**Brief:**
Do not copy the pictures; transcribe all other material exactly.

(Entries from a dataset)

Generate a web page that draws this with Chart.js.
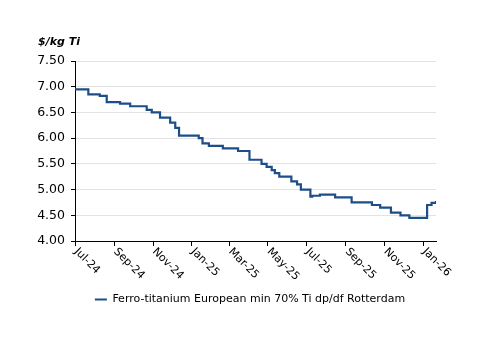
<!DOCTYPE html>
<html lang="en">
<head>
<meta charset="UTF-8">
<title>Ferro-titanium price</title>
<style>
    html, body { margin: 0; padding: 0; background: #fff; }
    #wrap { width: 500px; height: 353px; }
</style>
</head>
<body>
<div id="wrap"><canvas id="priceChart" width="500" height="353"></canvas></div>

<script src="https://cdn.jsdelivr.net/npm/chart.js"></script>
<script>
    // price assessments (date the price changed, new price in $/kg Ti)
    const priceDates = [
        '2024-07-01', '2024-07-22', '2024-08-09', '2024-08-20', '2024-09-10', '2024-09-26',
        '2024-10-22', '2024-10-30', '2024-11-12', '2024-11-28', '2024-12-06', '2024-12-12',
        '2025-01-12', '2025-01-18', '2025-01-28', '2025-02-19', '2025-03-15', '2025-04-02',
        '2025-04-21', '2025-04-29', '2025-05-07', '2025-05-12', '2025-05-19', '2025-06-07',
        '2025-06-16', '2025-06-22', '2025-07-07', '2025-07-10', '2025-07-22', '2025-08-15',
        '2025-09-10', '2025-10-12', '2025-10-25', '2025-11-11', '2025-11-26', '2025-12-10',
        '2026-01-07', '2026-01-14', '2026-01-21'
    ];
    const priceValues = [
        6.95, 6.85, 6.82, 6.70, 6.67, 6.62,
        6.55, 6.50, 6.40, 6.30, 6.20, 6.05,
        6.00, 5.90, 5.85, 5.80, 5.75, 5.58,
        5.50, 5.44, 5.38, 5.32, 5.25, 5.16,
        5.10, 5.00, 4.86, 4.88, 4.90, 4.85,
        4.75, 4.70, 4.65, 4.55, 4.50, 4.45,
        4.70, 4.74, 4.78
    ];
    const tickDates = ['2024-07-01', '2024-09-01', '2024-11-01', '2025-01-01', '2025-03-01',
        '2025-05-01', '2025-07-01', '2025-09-01', '2025-11-01', '2026-01-01'];
    const tickLabels = ['Jul-24', 'Sep-24', 'Nov-24', 'Jan-25', 'Mar-25',
        'May-25', 'Jul-25', 'Sep-25', 'Nov-25', 'Jan-26'];
    const seriesName = 'Ferro-titanium European min 70% Ti dp/df Rotterdam';
    const unitLabel = '$/kg Ti';

    const FONT = '"DejaVu Sans", Verdana, sans-serif';
    const LINE_COLOR = '#1d4e8a';

    // days since the first date, used as the x value
    const start = Date.parse(priceDates[0]);
    const toDay = d => (Date.parse(d) - start) / 86400000;
    const points = priceDates.map((d, i) => ({ x: toDay(d), y: priceValues[i] }));
    const tickDays = tickDates.map(toDay);

    // unit label over the value axis
    const unitTitle = {
        id: 'unitTitle',
        afterDraw(chart) {
            const ctx = chart.ctx;
            const area = chart.chartArea;
            ctx.save();
            ctx.font = 'italic bold 11px ' + FONT;
            ctx.fillStyle = '#000';
            ctx.textAlign = 'left';
            ctx.textBaseline = 'middle';
            ctx.fillText(unitLabel, area.left - 37, area.top - 19);
            ctx.restore();
        }
    };

    // month labels slanting down to the right from each tick
    const slantLabels = {
        id: 'slantLabels',
        afterDraw(chart) {
            const ctx = chart.ctx;
            const scale = chart.scales.x;
            ctx.save();
            ctx.font = '11px ' + FONT;
            ctx.fillStyle = '#000';
            ctx.textAlign = 'left';
            ctx.textBaseline = 'middle';
            tickDays.forEach((d, i) => {
                const px = scale.getPixelForValue(d);
                ctx.save();
                ctx.translate(px + 1, scale.top + 9);
                ctx.rotate(Math.PI / 4);
                ctx.fillText(tickLabels[i], 0, 0);
                ctx.restore();
            });
            ctx.restore();
        }
    };

    new Chart(document.getElementById('priceChart'), {
        type: 'line',
        data: {
            datasets: [{
                label: seriesName,
                data: points,
                borderColor: LINE_COLOR,
                backgroundColor: LINE_COLOR,
                borderWidth: 2.2,
                stepped: true,
                pointRadius: 0,
                fill: false
            }]
        },
        options: {
            responsive: false,
            animation: false,
            layout: { padding: { top: 61, bottom: 38, left: 0, right: 0 } },
            scales: {
                x: {
                    type: 'linear',
                    min: 0,
                    max: toDay('2026-01-21'),
                    afterBuildTicks: s => { s.ticks = tickDays.map(v => ({ value: v })); },
                    afterFit: s => { s.height = 43; },
                    grid: { drawOnChartArea: false, drawTicks: true, tickLength: 5, tickColor: '#000' },
                    border: { color: '#000', width: 1 },
                    ticks: { display: false }
                },
                y: {
                    min: 4,
                    max: 7.5,
                    afterFit: s => { s.width = 75; },
                    grid: { color: '#e3e3e3', lineWidth: 1, tickLength: 4, tickColor: '#000' },
                    border: { color: '#000', width: 1 },
                    ticks: {
                        stepSize: 0.5,
                        padding: 6,
                        color: '#000',
                        font: { family: FONT, size: 12.5 },
                        callback: v => v.toFixed(2)
                    }
                },
                // empty right axis to keep the plot off the right edge
                yRight: {
                    type: 'linear',
                    position: 'right',
                    afterFit: s => { s.width = 64; },
                    grid: { display: false },
                    border: { display: false },
                    ticks: { display: false }
                }
            },
            plugins: {
                legend: {
                    position: 'bottom',
                    labels: {
                        boxWidth: 12,
                        boxHeight: 2,
                        color: '#000',
                        font: { family: FONT, size: 11 },
                        generateLabels: chart => Chart.defaults.plugins.legend.labels.generateLabels(chart)
                            .map(l => Object.assign(l, { lineWidth: 0 }))
                    }
                },
                tooltip: { enabled: false }
            }
        },
        plugins: [unitTitle, slantLabels]
    });
</script>
</body>
</html>
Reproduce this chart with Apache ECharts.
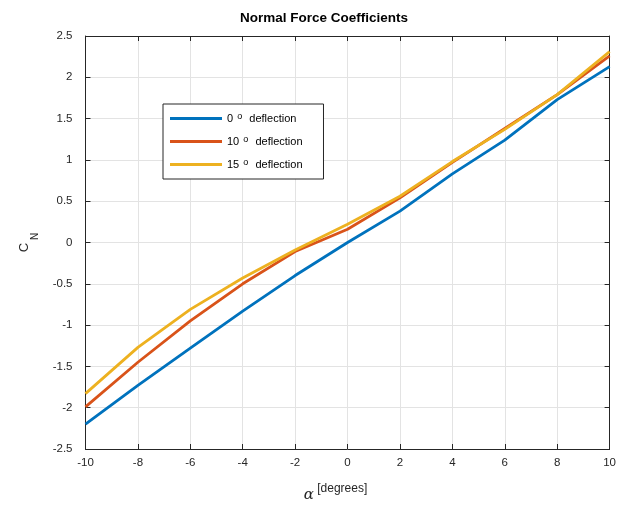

**Complete answer:**
Generate a web page that draws this with Chart.js.
<!DOCTYPE html>
<html lang="en">
<head>
<meta charset="UTF-8">
<title>Ferro-titanium price</title>
<style>
    html, body { margin: 0; padding: 0; background: #fff; }
    #wrap { width: 500px; height: 353px; }
</style>
</head>
<body>
<div id="wrap"><canvas id="priceChart" width="500" height="353"></canvas></div>

<script src="https://cdn.jsdelivr.net/npm/chart.js"></script>
<script>
    // price assessments (date the price changed, new price in $/kg Ti)
    const priceDates = [
        '2024-07-01', '2024-07-22', '2024-08-09', '2024-08-20', '2024-09-10', '2024-09-26',
        '2024-10-22', '2024-10-30', '2024-11-12', '2024-11-28', '2024-12-06', '2024-12-12',
        '2025-01-12', '2025-01-18', '2025-01-28', '2025-02-19', '2025-03-15', '2025-04-02',
        '2025-04-21', '2025-04-29', '2025-05-07', '2025-05-12', '2025-05-19', '2025-06-07',
        '2025-06-16', '2025-06-22', '2025-07-07', '2025-07-10', '2025-07-22', '2025-08-15',
        '2025-09-10', '2025-10-12', '2025-10-25', '2025-11-11', '2025-11-26', '2025-12-10',
        '2026-01-07', '2026-01-14', '2026-01-21'
    ];
    const priceValues = [
        6.95, 6.85, 6.82, 6.70, 6.67, 6.62,
        6.55, 6.50, 6.40, 6.30, 6.20, 6.05,
        6.00, 5.90, 5.85, 5.80, 5.75, 5.58,
        5.50, 5.44, 5.38, 5.32, 5.25, 5.16,
        5.10, 5.00, 4.86, 4.88, 4.90, 4.85,
        4.75, 4.70, 4.65, 4.55, 4.50, 4.45,
        4.70, 4.74, 4.78
    ];
    const tickDates = ['2024-07-01', '2024-09-01', '2024-11-01', '2025-01-01', '2025-03-01',
        '2025-05-01', '2025-07-01', '2025-09-01', '2025-11-01', '2026-01-01'];
    const tickLabels = ['Jul-24', 'Sep-24', 'Nov-24', 'Jan-25', 'Mar-25',
        'May-25', 'Jul-25', 'Sep-25', 'Nov-25', 'Jan-26'];
    const seriesName = 'Ferro-titanium European min 70% Ti dp/df Rotterdam';
    const unitLabel = '$/kg Ti';

    const FONT = '"DejaVu Sans", Verdana, sans-serif';
    const LINE_COLOR = '#1d4e8a';

    // days since the first date, used as the x value
    const start = Date.parse(priceDates[0]);
    const toDay = d => (Date.parse(d) - start) / 86400000;
    const points = priceDates.map((d, i) => ({ x: toDay(d), y: priceValues[i] }));
    const tickDays = tickDates.map(toDay);

    // unit label over the value axis
    const unitTitle = {
        id: 'unitTitle',
        afterDraw(chart) {
            const ctx = chart.ctx;
            const area = chart.chartArea;
            ctx.save();
            ctx.font = 'italic bold 11px ' + FONT;
            ctx.fillStyle = '#000';
            ctx.textAlign = 'left';
            ctx.textBaseline = 'middle';
            ctx.fillText(unitLabel, area.left - 37, area.top - 19);
            ctx.restore();
        }
    };

    // month labels slanting down to the right from each tick
    const slantLabels = {
        id: 'slantLabels',
        afterDraw(chart) {
            const ctx = chart.ctx;
            const scale = chart.scales.x;
            ctx.save();
            ctx.font = '11px ' + FONT;
            ctx.fillStyle = '#000';
            ctx.textAlign = 'left';
            ctx.textBaseline = 'middle';
            tickDays.forEach((d, i) => {
                const px = scale.getPixelForValue(d);
                ctx.save();
                ctx.translate(px + 1, scale.top + 9);
                ctx.rotate(Math.PI / 4);
                ctx.fillText(tickLabels[i], 0, 0);
                ctx.restore();
            });
            ctx.restore();
        }
    };

    new Chart(document.getElementById('priceChart'), {
        type: 'line',
        data: {
            datasets: [{
                label: seriesName,
                data: points,
                borderColor: LINE_COLOR,
                backgroundColor: LINE_COLOR,
                borderWidth: 2.2,
                stepped: true,
                pointRadius: 0,
                fill: false
            }]
        },
        options: {
            responsive: false,
            animation: false,
            layout: { padding: { top: 61, bottom: 38, left: 0, right: 0 } },
            scales: {
                x: {
                    type: 'linear',
                    min: 0,
                    max: toDay('2026-01-21'),
                    afterBuildTicks: s => { s.ticks = tickDays.map(v => ({ value: v })); },
                    afterFit: s => { s.height = 43; },
                    grid: { drawOnChartArea: false, drawTicks: true, tickLength: 5, tickColor: '#000' },
                    border: { color: '#000', width: 1 },
                    ticks: { display: false }
                },
                y: {
                    min: 4,
                    max: 7.5,
                    afterFit: s => { s.width = 75; },
                    grid: { color: '#e3e3e3', lineWidth: 1, tickLength: 4, tickColor: '#000' },
                    border: { color: '#000', width: 1 },
                    ticks: {
                        stepSize: 0.5,
                        padding: 6,
                        color: '#000',
                        font: { family: FONT, size: 12.5 },
                        callback: v => v.toFixed(2)
                    }
                },
                // empty right axis to keep the plot off the right edge
                yRight: {
                    type: 'linear',
                    position: 'right',
                    afterFit: s => { s.width = 64; },
                    grid: { display: false },
                    border: { display: false },
                    ticks: { display: false }
                }
            },
            plugins: {
                legend: {
                    position: 'bottom',
                    labels: {
                        boxWidth: 12,
                        boxHeight: 2,
                        color: '#000',
                        font: { family: FONT, size: 11 },
                        generateLabels: chart => Chart.defaults.plugins.legend.labels.generateLabels(chart)
                            .map(l => Object.assign(l, { lineWidth: 0 }))
                    }
                },
                tooltip: { enabled: false }
            }
        },
        plugins: [unitTitle, slantLabels]
    });
</script>
</body>
</html>
Reproduce this chart with Apache ECharts.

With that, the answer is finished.